Aim of the task:
Spot each line that carries the word "diagram"; copy those lines.

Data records
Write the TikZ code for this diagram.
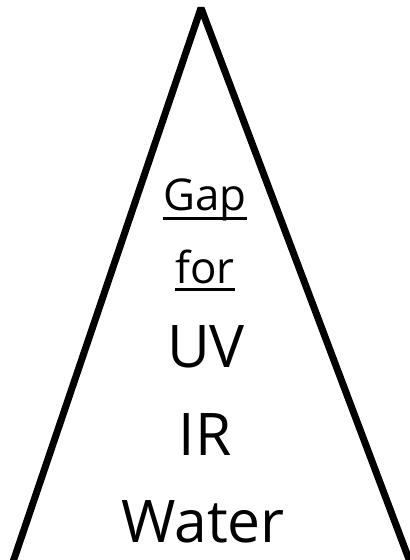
\documentclass[tikz,border=0pt]{standalone}
\usepackage{fontspec}
\setmainfont{Open Sans}
\begin{document}
\begin{tikzpicture}[x=1bp,y=-1bp,
  side/.style={line width=7bp,line join=bevel,line cap=butt},
  big/.style={anchor=base,inner sep=0pt,font=\fontsize{59}{59}\selectfont},
  small/.style={anchor=base,inner sep=0pt,font=\fontsize{44}{44}\selectfont},
  uline/.style={line width=3bp}]
\useasboundingbox (0,0) rectangle (409,560);
\coordinate (apex) at (201,8);
\coordinate (bl) at (13,562);
\coordinate (br) at (410,562);
\draw[side] (bl) -- (apex) -- (br);
\node[small] (gap) at (205,211) {Gap};
\node[small] (for) at (205,283) {for};
\node[big] (uv) at (206,367) {UV};
\node[big] (ir) at (205,455) {IR};
\node[big] (water) at (203,542) {Water};
\draw[uline] ([yshift=-7bp]gap.base west) -- ([yshift=-7bp]gap.base east);
\draw[uline] ([yshift=-6bp]for.base west) -- ([yshift=-6bp]for.base east);
\end{tikzpicture}
\end{document}
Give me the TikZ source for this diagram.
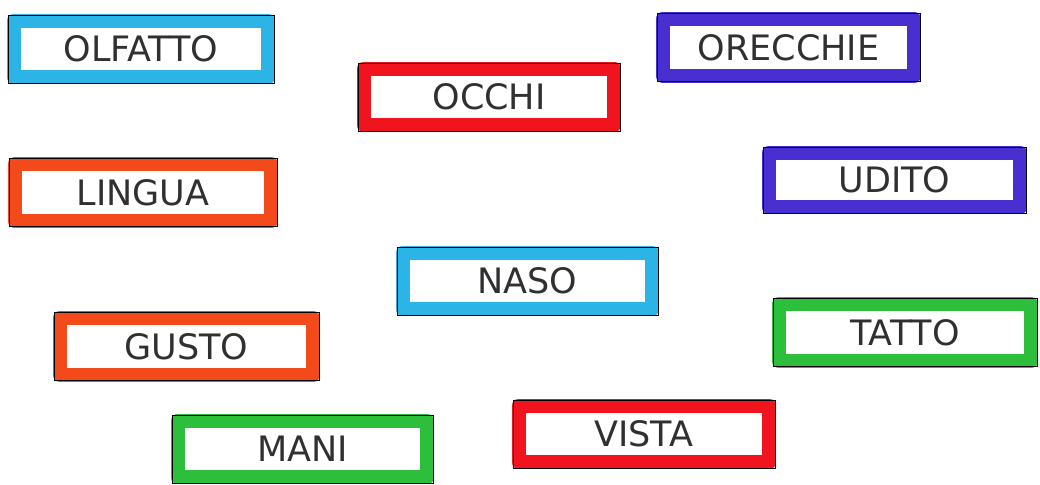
\documentclass[tikz,border=0pt]{standalone}
\usepackage{fontspec}
\setmainfont{DejaVu Sans}
\usetikzlibrary{backgrounds}
\definecolor{cyanM}{HTML}{2DB4E6}
\definecolor{redM}{HTML}{F0141E}
\definecolor{blueM}{HTML}{4A2FD0}
\definecolor{orangeM}{HTML}{F24A1A}
\definecolor{greenM}{HTML}{2DBE3C}
\definecolor{inkM}{HTML}{303030}
\tikzset{
  sense/.style={draw=black, line width=0.9pt, inner sep=0pt,
    minimum width=264pt, minimum height=68pt,
    font=\fontsize{35}{40}\selectfont, text=inkM},
  band/.style={draw=#1, line width=14pt, line join=round}
}
\begin{document}
\begin{tikzpicture}[x=1pt,y=-1pt]
\useasboundingbox (0,0) rectangle (1040,484);
\node[sense, minimum width=266pt] (olf) at (141,49) {OLFATTO};
\node[sense, minimum width=262pt] (occ) at (489,97) {OCCHI};
\node[sense, minimum width=263pt] (ore) at (788.5,47.5) {ORECCHIE};
\node[sense, minimum width=268pt] (lin) at (143,192.5) {LINGUA};
\node[sense, minimum width=263pt, minimum height=66pt] (udi) at (894.5,180) {UDITO};
\node[sense, minimum width=261pt] (nas) at (527.5,281) {NASO};
\node[sense, minimum width=265pt] (gus) at (186.5,346.5) {GUSTO};
\node[sense, minimum width=264pt] (tat) at (905,332.5) {TATTO};
\node[sense, minimum width=261pt] (man) at (302.5,449) {MANI};
\node[sense, minimum width=262pt] (vis) at (644,434) {VISTA};
\begin{scope}[on background layer]
\fill[white] (0,0) rectangle (1040,484);
\foreach \n/\c in {olf/cyanM, occ/redM, ore/blueM, lin/orangeM, udi/blueM,
                   nas/cyanM, gus/orangeM, tat/greenM, man/greenM, vis/redM}
  \draw[band=\c] ([shift={(6pt,-6pt)}]\n.north west) rectangle ([shift={(-6pt,6pt)}]\n.south east);
\end{scope}
\end{tikzpicture}
\end{document}
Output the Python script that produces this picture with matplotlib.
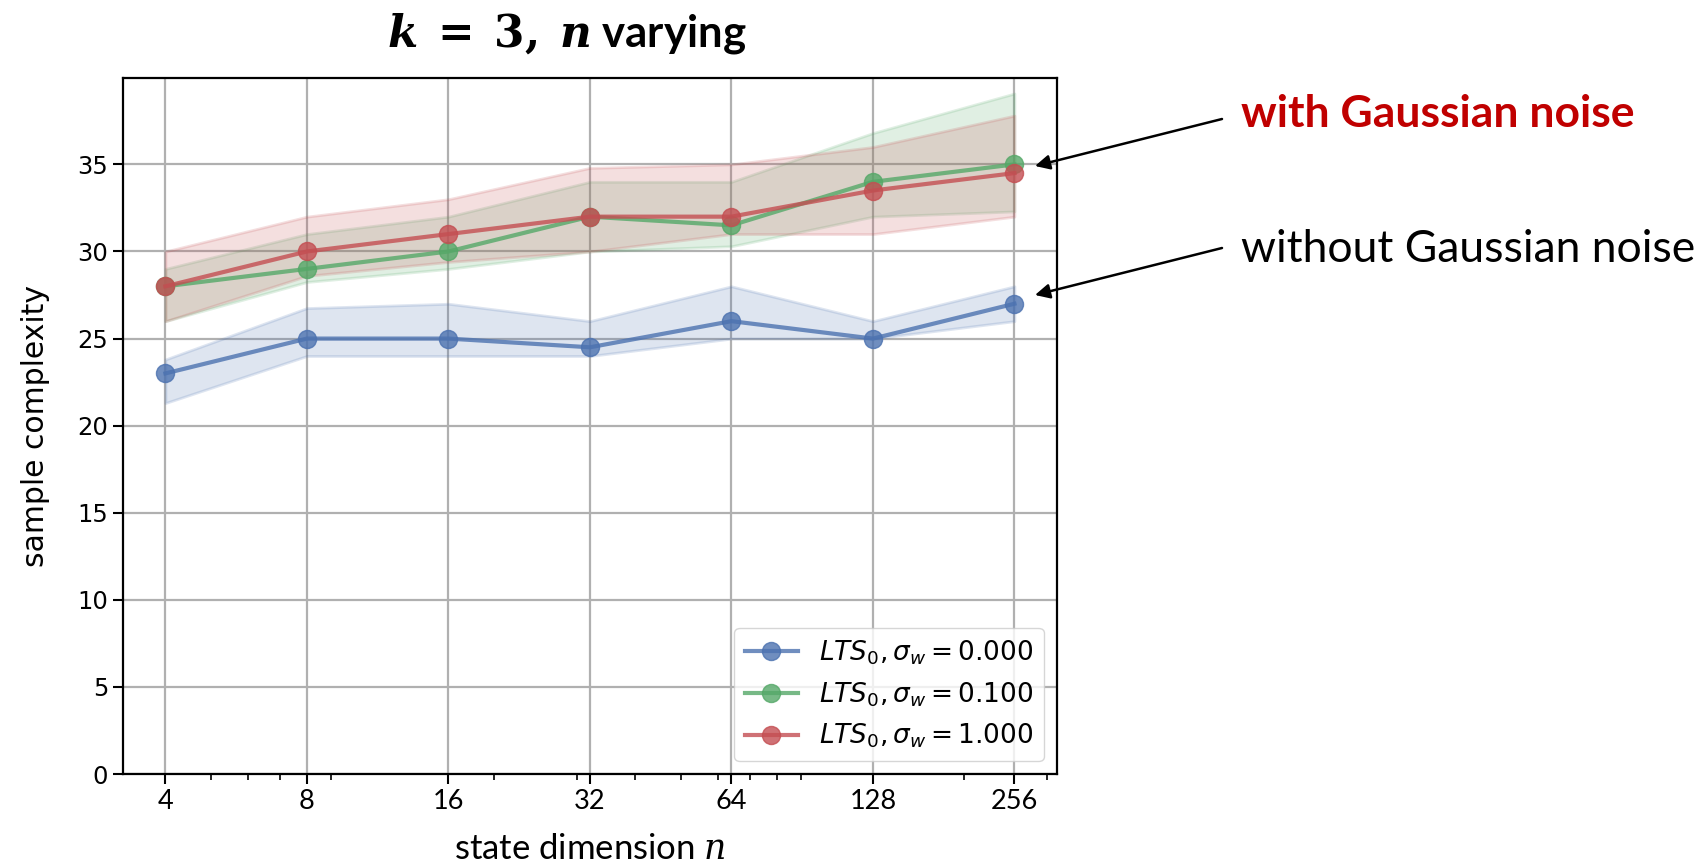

Written reply:
Write the TikZ code for this diagram.
Give me the TikZ source for this diagram.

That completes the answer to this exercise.